I have a folder which contains multiple CSV files that need to be merged together, which may take too long to do one at a time. The nature of the files are that one variable may appear in 2 or more CSV files, but not in all of them. However, the ones that don't have it may have common variables elsewhere.

Below I have provided an illustrative example showing this:-

#these files lie within the same folder on my machine
testdataframe_1<-data.frame(Column_1=c(1,2,3),
                            Column_2=c(4,5,6),
                            Column_3=c(7,8,9))
write.csv(testdataframe_1, file="testdataframe_1.csv")
testdataframe_2<-data.frame(Column_1=c(1,2,3),
                            Column_4=c(10,11,12),
                            Column_5=c(13,14,15))
write.csv(testdataframe_2, file="testdataframe_2.csv")

testdataframe_3<-data.frame(Column_6=c(16,17,18),
                            Column_7=c(19,20,21),
                            Column_4=c(10,11,12))
write.csv(testdataframe_3, file="testdataframe_3.csv")
testdataframe_4<-data.frame(Column_9=c(22,23,24),
                            Column_10=c(25,26,27),
                            Column_6=c(16,17,18))
write.csv(testdataframe_4, file="testdataframe_4.csv")

As you can see, Column_1 appears in testdataframe_1 and testdataframe_2, but not in the remaining other dataframes.

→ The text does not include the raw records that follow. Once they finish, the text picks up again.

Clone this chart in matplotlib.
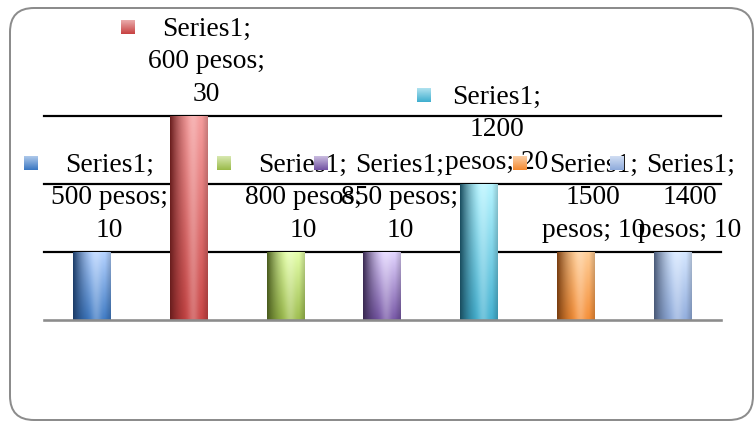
import numpy as np
import matplotlib
matplotlib.use("Agg")
import matplotlib.pyplot as plt
from matplotlib.patches import FancyBboxPatch
from matplotlib.transforms import IdentityTransform
from matplotlib.offsetbox import OffsetImage, AnnotationBbox

series_name = "Series1"
categories = ["500", "600", "800", "850", "1200", "1500", "1400"]
values = [10, 30, 10, 10, 20, 10, 10]
gridline_values = [10, 20, 30]

# per-bar colours: light top, saturated bottom, dark left shade
top_colors = ["#b4d2ff", "#f49a9a", "#e4ffa8", "#e2d4ff", "#b4f4ff", "#ffcc94", "#d4e6ff"]
bottom_colors = ["#3c78c2", "#c84444", "#9cbc4c", "#7454a4", "#42b0d0", "#f48c34", "#90acdc"]
shade_colors = ["#1c3c68", "#6a1e1e", "#4a5c1e", "#3a2a52", "#1a4e60", "#7a3e10", "#4a5a78"]

DPI = 72
W, H = 756, 421
fig = plt.figure(figsize=(W / DPI, H / DPI), dpi=DPI)

# plot area in pixels
left_px, right_px = 43.5, 721.0
base_px, top_px = 320.3, 116.3
ax = fig.add_axes([left_px / W, (H - base_px) / H,
                   (right_px - left_px) / W, (base_px - top_px) / H])
ax.set_axis_off()


def hex_rgb(c):
    c = c.lstrip("#")
    return np.array([int(c[k:k + 2], 16) / 255 for k in (0, 2, 4)])


def cylinder_fill(top, bottom, shade, nx=60, ny=120):
    t = np.linspace(0, 1, ny)[:, None, None]
    base = hex_rgb(top) * (1 - t) + hex_rgb(bottom) * t
    x = np.linspace(0, 1, nx)[None, :, None]
    w_dark = np.clip(1 - x / 0.55, 0, 1) ** 1.6
    col = base * (1 - w_dark) + hex_rgb(shade) * w_dark
    hi = 0.25 * np.exp(-((x - 0.62) / 0.14) ** 2)
    col = col * (1 - hi) + hi
    w_right = np.clip((x - 0.85) / 0.15, 0, 1) * 0.18
    col = col * (1 - w_right)
    return np.clip(col, 0, 1)


def key_fill(top, bottom, n=14):
    t = np.linspace(0, 1, n)[:, None, None]
    col = hex_rgb(top) * 0.35 + hex_rgb(bottom) * 0.65
    light = col * 0.55 + 0.45
    arr = light * (1 - t) + hex_rgb(bottom) * t
    return np.repeat(np.clip(arr, 0, 1), n, axis=1)


x = np.arange(len(categories))

# gridlines
for g in gridline_values:
    ax.axhline(g, color="black", lw=2.2, zorder=1, clip_on=False)
ax.axhline(0, color="#8c8c8c", lw=2.6, zorder=4, clip_on=False)

bars = ax.bar(x, values, width=0.39, color=bottom_colors, zorder=2)
for bar, tc, bc, sc in zip(bars, top_colors, bottom_colors, shade_colors):
    bx, bw, bh = bar.get_x(), bar.get_width(), bar.get_height()
    im = ax.imshow(cylinder_fill(tc, bc, sc), extent=(bx, bx + bw, 0, bh),
                   aspect="auto", interpolation="bilinear", zorder=3)
    im.set_clip_path(bar)


def label_text(cat, v):
    if len(cat) > 3:
        return f"{series_name};\n{cat}\npesos; {v}"
    return f"{series_name};\n{cat} pesos;\n{v}"


for i, (cat, v) in enumerate(zip(categories, values)):
    ax.annotate(label_text(cat, v), xy=(i, v), xytext=(17.5, 9.5),
                textcoords="offset points", ha="center", va="bottom",
                multialignment="center", fontsize=27.5,
                family="Liberation Serif", linespacing=1.39,
                annotation_clip=False, zorder=5)

# legend keys sit left of each label's widest line
for i, (cat, v) in enumerate(zip(categories, values)):
    dx = -55.5 if len(cat) > 3 else -61.0
    key = OffsetImage(key_fill(top_colors[i], bottom_colors[i]), zoom=1)
    ab = AnnotationBbox(key, (i, v), xybox=(dx, 89.3),
                        boxcoords="offset points", frameon=False, pad=0,
                        annotation_clip=False, zorder=6)
    ax.add_artist(ab)

ax.set_xlim(-0.5, len(categories) - 0.5)
ax.set_ylim(0, 30)

# rounded chart border
border = FancyBboxPatch((10, 1), 743, 412,
                        boxstyle="round,pad=0,rounding_size=24",
                        transform=IdentityTransform(), fill=False,
                        ec="#8c8c8c", lw=2)
fig.patches.append(border)

fig.savefig("out.png", dpi=DPI)
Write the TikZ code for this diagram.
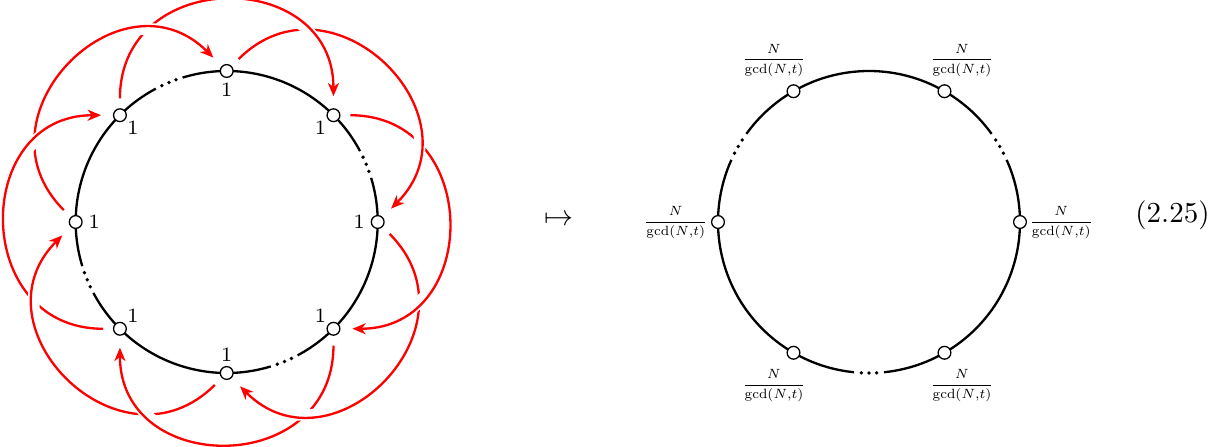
\documentclass[tikz,border=0pt]{standalone}
\usetikzlibrary{arrows.meta,calc}
\newcommand\gcdfrac{\scalebox{0.66}{$\displaystyle\frac{N}{\gcd(N{,}t)}$}}
\begin{document}
\begin{tikzpicture}[x=0.345pt,y=0.345pt,
  vtx/.style={circle,draw,fill=white,inner sep=0pt,minimum size=4.4pt,line width=0.45pt},
  ring/.style={line width=0.8pt},
  redline/.style={red,line width=0.8pt,-{Stealth[length=4.6pt,width=3.8pt,inset=1.4pt]},shorten <=3.4pt,shorten >=4.1pt},
  gapline/.style={white,line width=4pt,shorten <=3.4pt,shorten >=4.1pt},
  one/.style={font=\scriptsize,inner sep=0pt},
  fraclabel/.style={font=\scriptsize,inner sep=0pt}]
\useasboundingbox (0,0) rectangle (1230,447);
\coordinate (cL) at (226.7,225);
\coordinate (cR) at (869,225);
% ---------- left ring
\foreach \s/\e in {28/107,118/197,208/287,298/377}
  \draw[ring] ($(cL)+(\s:151)$) arc[start angle=\s,end angle=\e,radius=151];
\foreach \g in {22.5,112.5,202.5,292.5}
  \foreach \d in {-2.9,0,2.9}
    \fill ($(cL)+(\g+\d:151)$) circle (1.9);
\foreach \a in {0,45,...,315} {
  \node[vtx] (L\a) at ($(cL)+(\a:151)$) {};
  \node[one] (o\a) at ($(cL)+(\a:132.5)$) {$1$};
}
% ---------- red arrows: node a -> node a-90
\foreach \a in {135,180,225,270,315,0,45,90} {
  \pgfmathtruncatemacro\b{mod(\a+270,360)}
  \pgfmathtruncatemacro\o{mod(\a+315,360)}
  \draw[gapline] (L\a) to[out=\o,in=\o,looseness=1.7] (L\b);
  \draw[redline] (L\a) to[out=\o,in=\o,looseness=1.7] (L\b);
}
\begin{scope}
  \clip (302,407) circle (18);
  \draw[gapline] (L135) to[out=90,in=90,looseness=1.7] (L45);
  \draw[redline] (L135) to[out=90,in=90,looseness=1.7] (L45);
\end{scope}
% ---------- map
\node (mt) at (559,227) {$\mapsto$};
% ---------- right ring
\foreach \s/\e in {35.7/144.3,155.7/264.3,275.7/384.3}
  \draw[ring] ($(cR)+(\s:151)$) arc[start angle=\s,end angle=\e,radius=151];
\foreach \g in {30,150,270}
  \foreach \d in {-2.9,0,2.9}
    \fill ($(cR)+(\g+\d:151)$) circle (1.9);
\foreach \a in {0,60,...,300}
  \node[vtx] (R\a) at ($(cR)+(\a:151)$) {};
\node[fraclabel] (f120) at ($(R120)+(-19.5,31)$) {\gcdfrac};
\node[fraclabel] (f60)  at ($(R60)+(17.5,31)$) {\gcdfrac};
\node[fraclabel,anchor=east] (f180) at ($(R180)+(-10,-1)$) {\gcdfrac};
\node[fraclabel,anchor=west] (f0)   at ($(R0)+(9,-1)$) {\gcdfrac};
\node[fraclabel] (f240) at ($(R240)+(-19.5,-33)$) {\gcdfrac};
\node[fraclabel] (f300) at ($(R300)+(17.5,-33)$) {\gcdfrac};
% ---------- equation number
\node (eq) at (1172.5,231.5) {(2.25)};
\end{tikzpicture}
\end{document}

However, testdataframe_2 and testdataframe_3 have Column_4 in common, and testdataframe_3 and testdataframe_4 have Column_6 in common.

Is there a way to read these CSV files into R and merge them on the common variables based on the manner above, particularly in an automated manner?

Many thanks!

CodePudding user response：

You can read all the files with lapply and then merge them with Reduce.

paste0("testdataframe_", 1:4, ".csv")  |>
  lapply(read.csv) |>
  Reduce(merge, x=_)

Note this uses the |> _ syntax from R 4.2 but you can use non-piped functions if you prefer like with

Reduce(merge, lapply(paste0("testdataframe_", 1:4, ".csv"), read.csv))